#### Objective:
Repeat the listing below word for word, stopping after the line that contains "from matplotlib.patches import Rectangle".

++++++++++

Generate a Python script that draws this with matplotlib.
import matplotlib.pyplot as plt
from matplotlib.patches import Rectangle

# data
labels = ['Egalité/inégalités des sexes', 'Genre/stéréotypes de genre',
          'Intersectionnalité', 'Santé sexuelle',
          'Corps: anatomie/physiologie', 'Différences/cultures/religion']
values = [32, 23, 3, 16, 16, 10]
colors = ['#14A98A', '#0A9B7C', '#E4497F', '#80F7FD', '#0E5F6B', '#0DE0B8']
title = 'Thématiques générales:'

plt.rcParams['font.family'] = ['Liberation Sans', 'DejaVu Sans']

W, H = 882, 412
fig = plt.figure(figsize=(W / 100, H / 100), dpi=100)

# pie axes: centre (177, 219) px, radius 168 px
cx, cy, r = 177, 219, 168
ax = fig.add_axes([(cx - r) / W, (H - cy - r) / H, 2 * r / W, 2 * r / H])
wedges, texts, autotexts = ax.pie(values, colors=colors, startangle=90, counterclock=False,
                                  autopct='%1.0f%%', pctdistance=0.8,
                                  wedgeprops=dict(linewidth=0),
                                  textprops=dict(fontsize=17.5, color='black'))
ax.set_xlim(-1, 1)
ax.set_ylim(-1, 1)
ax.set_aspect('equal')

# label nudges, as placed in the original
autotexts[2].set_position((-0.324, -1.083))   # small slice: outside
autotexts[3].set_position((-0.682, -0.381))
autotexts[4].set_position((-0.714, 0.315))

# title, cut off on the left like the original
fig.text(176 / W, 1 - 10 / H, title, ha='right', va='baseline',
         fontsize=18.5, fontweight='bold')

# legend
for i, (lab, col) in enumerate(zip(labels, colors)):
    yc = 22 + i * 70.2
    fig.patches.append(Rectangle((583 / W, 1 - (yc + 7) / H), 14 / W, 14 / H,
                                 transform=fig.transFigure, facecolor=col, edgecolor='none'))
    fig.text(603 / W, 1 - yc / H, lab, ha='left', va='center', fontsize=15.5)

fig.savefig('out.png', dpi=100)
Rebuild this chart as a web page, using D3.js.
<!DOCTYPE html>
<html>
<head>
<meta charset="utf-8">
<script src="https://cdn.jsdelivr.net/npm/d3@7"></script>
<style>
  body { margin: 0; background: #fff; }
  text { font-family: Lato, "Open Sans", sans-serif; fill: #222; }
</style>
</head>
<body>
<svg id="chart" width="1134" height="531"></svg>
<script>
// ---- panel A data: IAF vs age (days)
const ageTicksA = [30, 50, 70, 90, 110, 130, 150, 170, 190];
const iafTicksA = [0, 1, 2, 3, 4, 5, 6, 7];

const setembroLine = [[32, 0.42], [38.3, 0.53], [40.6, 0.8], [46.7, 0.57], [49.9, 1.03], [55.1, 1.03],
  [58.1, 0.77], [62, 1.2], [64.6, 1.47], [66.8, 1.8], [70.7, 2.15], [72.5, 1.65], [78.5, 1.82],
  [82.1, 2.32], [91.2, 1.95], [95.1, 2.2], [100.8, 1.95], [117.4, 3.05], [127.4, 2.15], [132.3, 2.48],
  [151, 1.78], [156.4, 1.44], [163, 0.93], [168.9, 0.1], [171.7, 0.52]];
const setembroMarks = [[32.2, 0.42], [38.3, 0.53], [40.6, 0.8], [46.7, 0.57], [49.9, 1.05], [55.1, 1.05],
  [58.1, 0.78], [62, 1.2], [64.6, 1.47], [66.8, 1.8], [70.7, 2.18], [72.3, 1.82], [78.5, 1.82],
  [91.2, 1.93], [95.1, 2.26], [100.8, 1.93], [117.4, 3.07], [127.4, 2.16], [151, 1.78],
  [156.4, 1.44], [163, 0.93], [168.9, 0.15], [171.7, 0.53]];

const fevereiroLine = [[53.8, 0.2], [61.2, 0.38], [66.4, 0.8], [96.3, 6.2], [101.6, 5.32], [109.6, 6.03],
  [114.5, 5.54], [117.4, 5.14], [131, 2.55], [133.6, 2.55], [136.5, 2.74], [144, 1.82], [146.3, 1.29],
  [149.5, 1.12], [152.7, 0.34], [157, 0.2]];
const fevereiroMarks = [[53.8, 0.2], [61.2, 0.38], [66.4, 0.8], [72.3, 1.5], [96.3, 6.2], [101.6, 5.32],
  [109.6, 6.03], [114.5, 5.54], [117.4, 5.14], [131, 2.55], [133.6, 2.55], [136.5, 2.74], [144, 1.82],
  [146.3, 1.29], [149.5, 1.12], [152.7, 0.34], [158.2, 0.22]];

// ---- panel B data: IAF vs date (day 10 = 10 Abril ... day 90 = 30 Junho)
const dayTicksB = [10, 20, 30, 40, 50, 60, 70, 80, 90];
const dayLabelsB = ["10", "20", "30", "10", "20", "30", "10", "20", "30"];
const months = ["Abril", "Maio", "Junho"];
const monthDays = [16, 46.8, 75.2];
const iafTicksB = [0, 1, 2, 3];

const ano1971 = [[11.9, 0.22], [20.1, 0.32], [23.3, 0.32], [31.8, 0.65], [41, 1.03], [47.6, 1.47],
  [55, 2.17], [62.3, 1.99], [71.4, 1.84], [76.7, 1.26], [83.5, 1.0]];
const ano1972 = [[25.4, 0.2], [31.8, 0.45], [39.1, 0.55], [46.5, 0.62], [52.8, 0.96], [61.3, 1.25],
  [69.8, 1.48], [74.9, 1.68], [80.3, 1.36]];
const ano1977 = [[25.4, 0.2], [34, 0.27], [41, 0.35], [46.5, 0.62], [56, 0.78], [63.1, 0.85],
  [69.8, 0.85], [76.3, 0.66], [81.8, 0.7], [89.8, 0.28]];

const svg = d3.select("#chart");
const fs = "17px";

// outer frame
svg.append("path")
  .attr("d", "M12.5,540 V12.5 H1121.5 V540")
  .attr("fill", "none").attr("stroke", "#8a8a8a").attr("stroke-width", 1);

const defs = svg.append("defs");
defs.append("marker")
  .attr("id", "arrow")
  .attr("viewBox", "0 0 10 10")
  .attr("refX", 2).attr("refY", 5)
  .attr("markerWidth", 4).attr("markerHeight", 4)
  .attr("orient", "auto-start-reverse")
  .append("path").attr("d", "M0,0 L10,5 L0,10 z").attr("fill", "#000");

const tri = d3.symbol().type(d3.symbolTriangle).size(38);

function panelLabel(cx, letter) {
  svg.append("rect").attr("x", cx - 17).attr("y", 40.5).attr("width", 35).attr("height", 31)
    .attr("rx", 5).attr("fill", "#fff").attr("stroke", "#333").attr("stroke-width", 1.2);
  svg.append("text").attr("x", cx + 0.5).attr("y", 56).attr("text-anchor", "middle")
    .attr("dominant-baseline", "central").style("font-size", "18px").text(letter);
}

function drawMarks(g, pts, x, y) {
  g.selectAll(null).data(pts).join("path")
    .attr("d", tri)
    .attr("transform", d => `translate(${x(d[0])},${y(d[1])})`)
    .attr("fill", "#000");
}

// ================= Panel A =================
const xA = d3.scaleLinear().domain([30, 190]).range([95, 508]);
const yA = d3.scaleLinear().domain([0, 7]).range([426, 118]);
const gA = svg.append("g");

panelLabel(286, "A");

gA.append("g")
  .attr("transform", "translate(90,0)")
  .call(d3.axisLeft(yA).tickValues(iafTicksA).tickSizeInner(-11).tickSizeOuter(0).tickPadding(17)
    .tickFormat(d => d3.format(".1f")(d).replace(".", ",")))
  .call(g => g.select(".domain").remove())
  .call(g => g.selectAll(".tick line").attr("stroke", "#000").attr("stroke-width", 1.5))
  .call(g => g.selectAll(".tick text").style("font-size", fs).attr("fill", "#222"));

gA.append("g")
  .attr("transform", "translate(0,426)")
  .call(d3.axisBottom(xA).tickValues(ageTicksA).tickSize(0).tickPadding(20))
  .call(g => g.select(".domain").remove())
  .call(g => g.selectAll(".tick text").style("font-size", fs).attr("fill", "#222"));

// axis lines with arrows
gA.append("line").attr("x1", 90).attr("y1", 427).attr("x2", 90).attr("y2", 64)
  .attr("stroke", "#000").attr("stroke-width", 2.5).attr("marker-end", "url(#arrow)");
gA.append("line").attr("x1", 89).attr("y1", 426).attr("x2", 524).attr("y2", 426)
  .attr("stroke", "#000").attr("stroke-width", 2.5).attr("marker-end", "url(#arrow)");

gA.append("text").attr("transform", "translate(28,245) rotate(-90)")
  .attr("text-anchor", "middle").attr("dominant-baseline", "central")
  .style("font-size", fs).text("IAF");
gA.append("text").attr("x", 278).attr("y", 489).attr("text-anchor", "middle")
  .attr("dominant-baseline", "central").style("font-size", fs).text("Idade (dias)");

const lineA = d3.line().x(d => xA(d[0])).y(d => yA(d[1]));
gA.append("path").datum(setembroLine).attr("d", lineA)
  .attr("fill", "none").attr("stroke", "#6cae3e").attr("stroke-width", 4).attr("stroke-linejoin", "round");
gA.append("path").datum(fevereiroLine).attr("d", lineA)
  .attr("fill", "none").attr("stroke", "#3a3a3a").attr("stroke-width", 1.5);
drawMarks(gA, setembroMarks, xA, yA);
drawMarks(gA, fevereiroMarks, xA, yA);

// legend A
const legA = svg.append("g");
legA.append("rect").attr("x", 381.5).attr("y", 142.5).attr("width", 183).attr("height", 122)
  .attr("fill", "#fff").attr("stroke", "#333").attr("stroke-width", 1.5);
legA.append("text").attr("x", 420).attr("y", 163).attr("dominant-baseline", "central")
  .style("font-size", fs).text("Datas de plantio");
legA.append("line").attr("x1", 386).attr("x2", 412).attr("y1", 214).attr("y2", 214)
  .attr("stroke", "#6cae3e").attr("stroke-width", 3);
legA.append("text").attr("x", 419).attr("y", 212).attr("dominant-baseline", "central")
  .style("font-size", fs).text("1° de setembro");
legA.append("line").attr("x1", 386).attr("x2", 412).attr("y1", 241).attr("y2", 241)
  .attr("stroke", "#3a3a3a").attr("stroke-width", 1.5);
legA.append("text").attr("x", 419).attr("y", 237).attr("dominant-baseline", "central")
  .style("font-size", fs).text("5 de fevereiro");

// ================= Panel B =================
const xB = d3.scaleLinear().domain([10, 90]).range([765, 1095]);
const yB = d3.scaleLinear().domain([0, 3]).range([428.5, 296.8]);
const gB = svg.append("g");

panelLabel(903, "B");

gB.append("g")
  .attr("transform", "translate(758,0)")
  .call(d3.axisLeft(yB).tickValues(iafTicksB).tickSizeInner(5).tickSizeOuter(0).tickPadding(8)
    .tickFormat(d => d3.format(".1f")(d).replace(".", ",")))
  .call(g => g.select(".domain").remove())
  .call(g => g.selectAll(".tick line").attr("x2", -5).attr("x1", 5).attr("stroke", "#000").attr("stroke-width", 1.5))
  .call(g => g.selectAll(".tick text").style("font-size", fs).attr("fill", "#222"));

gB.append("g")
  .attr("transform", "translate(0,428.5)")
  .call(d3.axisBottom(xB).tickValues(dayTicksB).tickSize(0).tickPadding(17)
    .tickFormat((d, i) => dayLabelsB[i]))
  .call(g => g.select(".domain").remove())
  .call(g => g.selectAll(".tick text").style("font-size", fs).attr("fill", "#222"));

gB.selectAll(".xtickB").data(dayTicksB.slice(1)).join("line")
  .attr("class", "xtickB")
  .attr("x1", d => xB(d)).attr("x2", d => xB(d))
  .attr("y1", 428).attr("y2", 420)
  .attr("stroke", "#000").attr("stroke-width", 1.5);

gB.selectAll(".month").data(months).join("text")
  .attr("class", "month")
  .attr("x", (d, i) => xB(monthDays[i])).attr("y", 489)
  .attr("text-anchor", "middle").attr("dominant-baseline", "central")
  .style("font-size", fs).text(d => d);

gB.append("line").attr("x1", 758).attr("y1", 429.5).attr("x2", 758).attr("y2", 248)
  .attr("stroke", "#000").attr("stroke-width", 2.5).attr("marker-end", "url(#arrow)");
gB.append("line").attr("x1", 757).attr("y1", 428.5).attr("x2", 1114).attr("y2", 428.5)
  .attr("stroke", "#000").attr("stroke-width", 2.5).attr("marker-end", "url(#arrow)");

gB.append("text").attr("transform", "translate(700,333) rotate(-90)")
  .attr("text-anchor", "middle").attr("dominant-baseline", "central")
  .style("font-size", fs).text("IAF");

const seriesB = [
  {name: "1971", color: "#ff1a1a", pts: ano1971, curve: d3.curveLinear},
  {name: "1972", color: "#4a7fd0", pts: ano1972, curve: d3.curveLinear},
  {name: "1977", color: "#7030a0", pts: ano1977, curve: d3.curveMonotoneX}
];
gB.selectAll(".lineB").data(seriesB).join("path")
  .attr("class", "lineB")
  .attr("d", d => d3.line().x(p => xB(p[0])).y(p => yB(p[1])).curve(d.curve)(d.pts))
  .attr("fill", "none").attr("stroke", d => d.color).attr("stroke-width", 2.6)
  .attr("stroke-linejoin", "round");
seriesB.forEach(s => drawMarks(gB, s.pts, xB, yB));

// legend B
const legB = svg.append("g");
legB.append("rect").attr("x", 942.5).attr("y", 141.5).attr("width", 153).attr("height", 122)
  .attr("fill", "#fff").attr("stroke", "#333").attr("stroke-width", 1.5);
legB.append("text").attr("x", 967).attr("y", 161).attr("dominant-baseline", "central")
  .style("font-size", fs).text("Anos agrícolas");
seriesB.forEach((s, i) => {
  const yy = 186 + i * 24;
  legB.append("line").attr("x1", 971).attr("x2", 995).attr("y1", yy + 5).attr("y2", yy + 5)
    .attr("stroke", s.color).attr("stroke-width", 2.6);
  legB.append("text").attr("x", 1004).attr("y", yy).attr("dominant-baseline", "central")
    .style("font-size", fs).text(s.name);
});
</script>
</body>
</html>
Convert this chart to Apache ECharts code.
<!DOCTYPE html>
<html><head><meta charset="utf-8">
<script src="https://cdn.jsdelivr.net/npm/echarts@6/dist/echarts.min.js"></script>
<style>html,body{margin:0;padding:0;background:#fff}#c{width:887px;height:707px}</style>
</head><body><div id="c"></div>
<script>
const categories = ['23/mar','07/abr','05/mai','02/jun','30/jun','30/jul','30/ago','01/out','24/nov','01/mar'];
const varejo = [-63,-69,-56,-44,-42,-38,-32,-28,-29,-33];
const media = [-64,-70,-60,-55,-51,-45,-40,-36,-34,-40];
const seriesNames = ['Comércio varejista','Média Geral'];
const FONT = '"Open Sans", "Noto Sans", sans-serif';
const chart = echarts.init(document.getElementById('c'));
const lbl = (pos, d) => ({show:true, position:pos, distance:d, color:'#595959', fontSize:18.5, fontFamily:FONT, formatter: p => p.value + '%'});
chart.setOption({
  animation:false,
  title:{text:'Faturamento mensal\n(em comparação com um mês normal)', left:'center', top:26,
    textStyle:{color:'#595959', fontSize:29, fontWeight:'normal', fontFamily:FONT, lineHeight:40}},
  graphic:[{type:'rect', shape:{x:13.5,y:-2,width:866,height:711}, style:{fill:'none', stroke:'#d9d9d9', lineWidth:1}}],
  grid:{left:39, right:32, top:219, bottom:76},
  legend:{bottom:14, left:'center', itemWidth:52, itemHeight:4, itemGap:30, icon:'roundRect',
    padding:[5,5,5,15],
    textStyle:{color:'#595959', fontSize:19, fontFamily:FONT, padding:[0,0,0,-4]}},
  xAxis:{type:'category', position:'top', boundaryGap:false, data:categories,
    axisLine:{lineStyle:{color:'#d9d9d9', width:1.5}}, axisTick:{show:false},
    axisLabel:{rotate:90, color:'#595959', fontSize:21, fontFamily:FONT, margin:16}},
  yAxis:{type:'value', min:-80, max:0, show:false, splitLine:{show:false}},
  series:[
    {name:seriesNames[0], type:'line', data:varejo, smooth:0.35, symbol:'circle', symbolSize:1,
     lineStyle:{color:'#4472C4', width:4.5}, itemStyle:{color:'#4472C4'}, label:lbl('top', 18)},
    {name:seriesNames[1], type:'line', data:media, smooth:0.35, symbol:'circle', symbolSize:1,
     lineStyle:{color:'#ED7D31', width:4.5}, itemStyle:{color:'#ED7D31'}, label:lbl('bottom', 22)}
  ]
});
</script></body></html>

++++++++++

#### Finished task:
Generate a Python script that draws this with matplotlib.
import matplotlib.pyplot as plt
from matplotlib.patches import Rectangle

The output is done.